Gentile direttore, sottoscrivo per intero il suo editoriale di ieri, nel quale critica con durezza ciò che la politica sta tornando a fare pur in questa fase di emergenza nazionale: litigare! Lei ha usato la parola vergogna. Io nei giorni scorsi ho detto pubblicamente che chi oggi fa polemica politica quotidianamente mi fa pena. In queste settimane sono stato lontano da qualsiasi richiesta di commentare decisioni e comportamenti di altri, ho rifiutato confronti fra presunti modelli. Ho anzi sempre cercato una posizione unitaria e condivisa delle Regioni, come presidente della Conferenza che le rappresenta, per un confronto positivo e propositivo con il Governo.
Siamo un Paese in competizione con un nemico esterno, il Coronavirus, non in competizione interna. Siamo alle prese con una pandemia mondiale che travalica qualsiasi confine, da cui possiamo uscire solo come Paese e come Europa, con l’impegno condiviso dell’intera comunità internazionale. In questo contesto, i contrasti fra esponenti istituzionali e forze politiche non c’entrano davvero nulla. Soprattutto se ritornano quei contorcimenti della politica che sfociano nella paralisi, nell’assenza di decisioni, quando invece serve esattamente l’opposto: risposte chiare e veloci.
Mai come oggi vanno superate le divisioni politiche e geografiche. Abbiamo bisogno di parlare poco e di lavorare molto, che è quello che ho cercato di fare e che tuttora stiamo cercando di fare qui in Emilia-Romagna. Se ne siamo stati capaci lo diranno i fatti e chiunque avrà modo di giudicare. Adesso però dobbiamo ancora gestire un’emergenza sanitaria. Il contagio va fermato, non solo rallentato. Ci sono vite da salvare. Ogni giorno siamo ormai abituati a una contabilità fatta di numeri, ma dietro a ogni numero c’è una persona. Tante sono venute a mancare – e voglio mandare un abbraccio sincero ai familiari –, e tante stanno soffrendo. Non è ancora arrivato il momento di mollare, rispettiamo le misure restrittive, anche per rispetto del lavoro straordinario che stanno continuando a fare ogni giorno professionisti e operatori della nostra sanità pubblica e tutti coloro che sono schierati sul fronte dell’emergenza.

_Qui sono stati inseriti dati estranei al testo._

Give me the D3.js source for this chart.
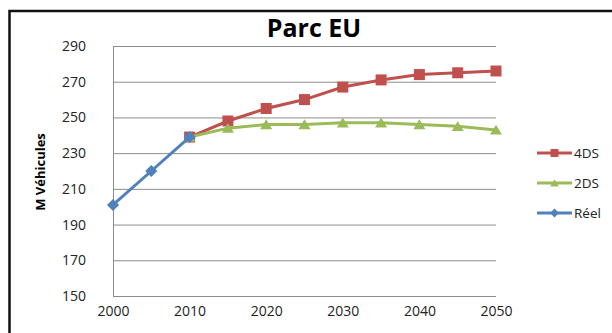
<!DOCTYPE html>
<html><head><meta charset="utf-8">
<script src="https://cdn.jsdelivr.net/npm/d3@7"></script>
<style>body{margin:0;background:#fff}svg{display:block}</style>
</head><body>
<svg id="c" width="612" height="333"></svg>
<script>
const years = [2000,2005,2010,2015,2020,2025,2030,2035,2040,2045,2050];
const xTicks = [2000,2010,2020,2030,2040,2050];
const yTicks = [150,170,190,210,230,250,270,290];
const reelYears = [2000,2005,2010];
const reel = [201,220,239];
const scenYears = [2010,2015,2020,2025,2030,2035,2040,2045,2050];
const ds4 = [239,248,255,260,267,271,274,275,276];
const ds2 = [239,244,246,246,247,247,246,245,243];
const seriesNames = ["4DS","2DS","Réel"];
const colors = ["#C0504D","#9BBB59","#4F81BD"];

const svg = d3.select("#c");
const font = "'Open Sans', sans-serif";
// frame
svg.append("rect").attr("x",9.5).attr("y",11).attr("width",640).attr("height",340)
  .attr("fill","none").attr("stroke","#111").attr("stroke-width",2.5);

const x = d3.scaleLinear().domain([2000,2050]).range([113,496]);
const y = d3.scaleLinear().domain([150,290]).range([296,46]);

// gridlines
svg.append("g").selectAll("line").data(yTicks).join("line")
  .attr("x1",113).attr("x2",496).attr("y1",d=>y(d)+0.5).attr("y2",d=>y(d)+0.5)
  .attr("stroke","#8c8c8c").attr("stroke-width",1);
svg.append("line").attr("x1",113.5).attr("x2",113.5).attr("y1",46).attr("y2",296)
  .attr("stroke","#8c8c8c");

// axes
const yAxis = d3.axisLeft(y).tickValues(yTicks).tickSize(0).tickPadding(27);
const gy = svg.append("g").attr("transform","translate(113,0)").call(yAxis);
gy.select(".domain").remove();
gy.selectAll("text").attr("font-family",font).attr("font-size",14).attr("fill","#222");
const xAxis = d3.axisBottom(x).tickValues(xTicks).tickFormat(d3.format("d")).tickSize(0).tickPadding(10);
const gx = svg.append("g").attr("transform","translate(0,296)").call(xAxis);
gx.select(".domain").remove();
gx.selectAll("text").attr("font-family",font).attr("font-size",14).attr("fill","#222");

// title
svg.append("text").attr("x",314).attr("y",37).attr("text-anchor","middle")
  .attr("font-family",font).attr("font-weight","bold").attr("font-size",25).attr("fill","#000").text("Parc EU");
// y label
svg.append("text").attr("transform","translate(45,172) rotate(-90)").attr("text-anchor","middle")
  .attr("font-family",font).attr("font-weight","bold").attr("font-size",13).attr("fill","#000").text("M Véhicules");

const line = d3.line().x(d=>x(d[0])).y(d=>y(d[1]));
// marker shapes (s = half-size)
const shapes = [
  s => `M${-s},${-s}H${s}V${s}H${-s}Z`,
  s => `M0,${-s*0.95}L${s*1.1},${s*0.85}H${-s*1.1}Z`,
  s => `M0,${-s*1.1}L${s*1.1},0L0,${s*1.1}L${-s*1.1},0Z`
];
const data = [
  scenYears.map((yr,i)=>[yr,ds4[i]]),
  scenYears.map((yr,i)=>[yr,ds2[i]]),
  reelYears.map((yr,i)=>[yr,reel[i]])
];
data.forEach((pts,k)=>{
  svg.append("path").datum(pts).attr("d",line).attr("fill","none")
    .attr("stroke",colors[k]).attr("stroke-width",3);
  svg.append("g").selectAll("path").data(pts).join("path")
    .attr("transform",d=>`translate(${x(d[0])},${y(d[1])})`)
    .attr("d",shapes[k](5.5)).attr("fill",colors[k]);
});

// legend
const legY = [153,183,213];
seriesNames.forEach((n,k)=>{
  const g = svg.append("g").attr("transform",`translate(537,${legY[k]})`);
  g.append("line").attr("x1",0).attr("x2",35).attr("stroke",colors[k]).attr("stroke-width",3);
  g.append("path").attr("transform","translate(17.5,0)").attr("d",shapes[k](4)).attr("fill",colors[k]);
  g.append("text").attr("x",37).attr("y",5).attr("font-family",font).attr("font-size",13.5).attr("fill","#222").text(n);
});
</script>
</body></html>
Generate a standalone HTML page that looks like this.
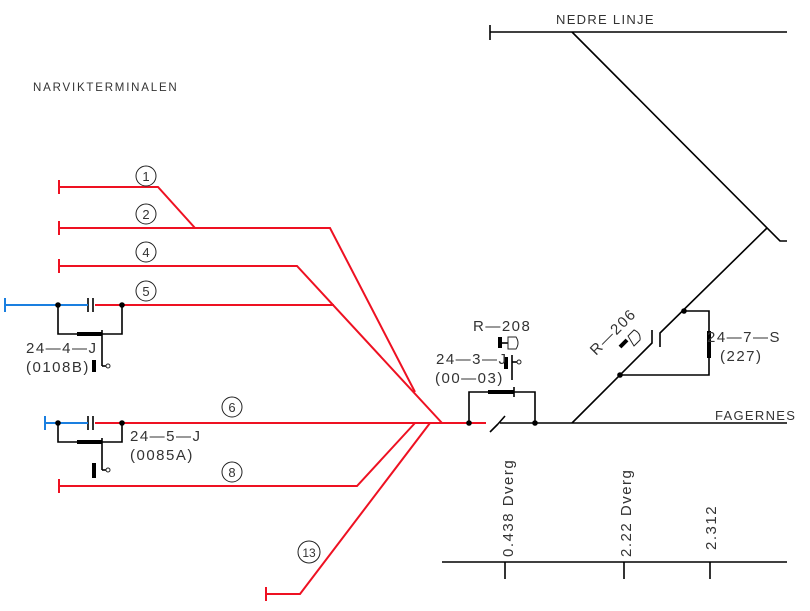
<!DOCTYPE html>
<html><head><meta charset="utf-8"><style>
html,body{margin:0;padding:0;background:#fff;}
svg{display:block;}
text{font-family:"Liberation Sans",sans-serif;fill:#333;}
</style></head><body>
<svg width="810" height="611" viewBox="0 0 810 611" xmlns="http://www.w3.org/2000/svg">
<g fill="none" stroke-width="1.6">
<g stroke="#000">
<line x1="490" y1="32" x2="787" y2="32"/>
<line x1="490" y1="25" x2="490" y2="40"/>
<polyline points="572,32 780,241 787,241"/>
<polyline points="572,423 652,343 652,330"/>
<polyline points="660,347 660,333 767,228"/>
<polyline points="684,311 709,311 709,375 620,375"/>
<line x1="500" y1="423" x2="787" y2="423"/>
<line x1="490" y1="432" x2="498" y2="424"/>
<line x1="498" y1="424" x2="505" y2="416"/>
<polyline points="469,423 469,392 535,392 535,423"/>
<line x1="514" y1="387" x2="514" y2="397"/>
<line x1="442" y1="562" x2="787" y2="562"/>
<line x1="505" y1="562" x2="505" y2="579"/>
<line x1="624" y1="562" x2="624" y2="579"/>
<line x1="710" y1="562" x2="710" y2="579"/>
<polyline points="58,305 58,334 122,334 122,305"/>
<line x1="102" y1="330" x2="102" y2="366"/>
<line x1="102" y1="366" x2="106" y2="366"/>
<polyline points="58,423 58,442 122,442 122,423"/>
<line x1="102" y1="438" x2="102" y2="470"/>
<line x1="102" y1="470" x2="106" y2="470"/>
<line x1="88" y1="298" x2="88" y2="312"/>
<line x1="93" y1="298" x2="93" y2="312"/>
<line x1="88" y1="416" x2="88" y2="430"/>
<line x1="93" y1="416" x2="93" y2="430"/>
<line x1="512" y1="355" x2="512" y2="380"/>
<line x1="512" y1="362" x2="517" y2="362"/>
<line x1="501" y1="343" x2="508" y2="343"/>
</g>
<g stroke="#000" stroke-width="4">
<line x1="77" y1="334" x2="102" y2="334"/>
<line x1="77" y1="442" x2="102" y2="442"/>
<line x1="488" y1="392" x2="514" y2="392"/>
<line x1="709" y1="331" x2="709" y2="358"/>
<line x1="94" y1="360" x2="94" y2="372"/>
<line x1="94" y1="463" x2="94" y2="478"/>
<line x1="506" y1="357" x2="506" y2="369"/>
<line x1="500" y1="337" x2="500" y2="348"/>
<line x1="620" y1="347" x2="627" y2="340"/>
</g>
<g stroke="#1a7fe0" stroke-width="2">
<line x1="5" y1="305" x2="88" y2="305"/>
<line x1="5" y1="298" x2="5" y2="312"/>
<line x1="45" y1="423" x2="88" y2="423"/>
<line x1="45" y1="416" x2="45" y2="430"/>
</g>
<g stroke="#ee1122" stroke-width="2">
<polyline points="59,187 158,187 195,228"/>
<line x1="59" y1="180" x2="59" y2="194"/>
<polyline points="59,228 330,228 415,392"/>
<line x1="59" y1="221" x2="59" y2="235"/>
<polyline points="59,266 297,266 442,423"/>
<line x1="59" y1="259" x2="59" y2="273"/>
<line x1="95" y1="305" x2="334" y2="305"/>
<line x1="95" y1="423" x2="486" y2="423"/>
<polyline points="59,486 357,486 415,423"/>
<line x1="59" y1="479" x2="59" y2="493"/>
<polyline points="266,594 300,594 430,423"/>
<line x1="266" y1="587" x2="266" y2="601"/>
</g>
<g fill="#000" stroke="none">
<circle cx="58" cy="305" r="2.8"/><circle cx="122" cy="305" r="2.8"/>
<circle cx="58" cy="423" r="2.8"/><circle cx="122" cy="423" r="2.8"/>
<circle cx="469" cy="423" r="2.8"/><circle cx="535" cy="423" r="2.8"/>
<circle cx="620" cy="375" r="2.8"/><circle cx="684" cy="311" r="2.8"/>
</g>
<g stroke="#222" stroke-width="1">
<circle cx="108" cy="366" r="2"/><circle cx="108" cy="470" r="2"/><circle cx="519" cy="362" r="2"/>
<path d="M508,337 L516,337 Q520,343 516,349 L508,349 Z"/>
<path d="M628,336 L634,330 Q641,333 640,340 L634,346 Z"/>
<circle cx="146" cy="176" r="10"/><circle cx="146" cy="214" r="10"/>
<circle cx="146" cy="252" r="10"/><circle cx="146" cy="291" r="10"/>
<circle cx="232" cy="407" r="10"/><circle cx="232" cy="472" r="10"/>
<circle cx="309" cy="552" r="11"/>
</g>
</g>
<g font-size="13">
<text x="146" y="181" text-anchor="middle">1</text>
<text x="146" y="219" text-anchor="middle">2</text>
<text x="146" y="257" text-anchor="middle">4</text>
<text x="146" y="296" text-anchor="middle">5</text>
<text x="232" y="412" text-anchor="middle">6</text>
<text x="232" y="477" text-anchor="middle">8</text>
<text x="309" y="557" text-anchor="middle" font-size="12">13</text>
</g>
<g font-size="15" letter-spacing="1.5">
<text x="33" y="91" font-size="11.5" letter-spacing="1.8">NARVIKTERMINALEN</text>
<text x="556" y="24" font-size="13" letter-spacing="1.3">NEDRE LINJE</text>
<text x="715" y="420" font-size="13" letter-spacing="1.3">FAGERNES</text>
<text x="26" y="353">24—4—J</text>
<text x="26" y="372">(0108B)</text>
<text x="130" y="441">24—5—J</text>
<text x="130" y="460">(0085A)</text>
<text x="473" y="331">R—208</text>
<text x="436" y="364">24—3—J</text>
<text x="435" y="383">(00—03)</text>
<text x="707" y="342">24—7—S</text>
<text x="720" y="361">(227)</text>
<text transform="translate(596,356) rotate(-45)">R—206</text>
<text transform="translate(513,557) rotate(-90)">0.438  Dverg</text>
<text transform="translate(631,557) rotate(-90)">2.22  Dverg</text>
<text transform="translate(716,550) rotate(-90)">2.312</text>
</g>
</svg>
</body></html>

È poi altrettanto importante sostenere famiglie, imprese (grandi e piccole, artigiani e commercianti, autonomi e professioni), lavoratrici e lavoratori, studenti. Nello stesso tempo, dobbiamo pensare a creare le condizioni per essere pronti quando potremo ripartire, sia dal punto di vista delle attività economiche e produttive che dei servizi. Bisogna pensare adesso a un piano di investimenti pubblici massiccio, leva indispensabile per poter uscire dalla crisi. Ma per avviare la fase 2, si deve mettere al primo posto la sicurezza di lavoratrici e lavoratori. Per questo andranno garantiti dispositivi di protezione individuale e sistemi di sanificazione dei siti produttivi, oltre a definire requisiti e procedure condivise con tutte le parti sociali, valide nelle filiere che gradualmente potranno rimettersi in moto.
Siamo chiamati a smarcare punti di un’agenda che richiama tutti noi a responsabilità che sono verso la collettività, non il tornaconto personale, elettorale, di partito. Nel Patto per il Lavoro regionale da 5 anni condividiamo le decisioni più importanti, con tutte le parti sociali, sindaci e amministratori di ogni colore politico. E così intendiamo continuare a fare, pronti a confrontarci con tutte le forze politiche in Consiglio regionale, di maggioranza e opposizione, con le quali fin dall’inizio della crisi la comunicazione è costante. Come ho detto il 27 marzo scorso nella seduta telematica dell’Assemblea legislativa, chiudendo la mia relazione, torneremo certamente a dividerci, ognuno a portare avanti le proprie idee. Ma prima pensiamo a come tornare a stringerci la mano se ci incrociamo, invece di dover sfuggire l’un l’altro lasciando almeno un metro fra di noi.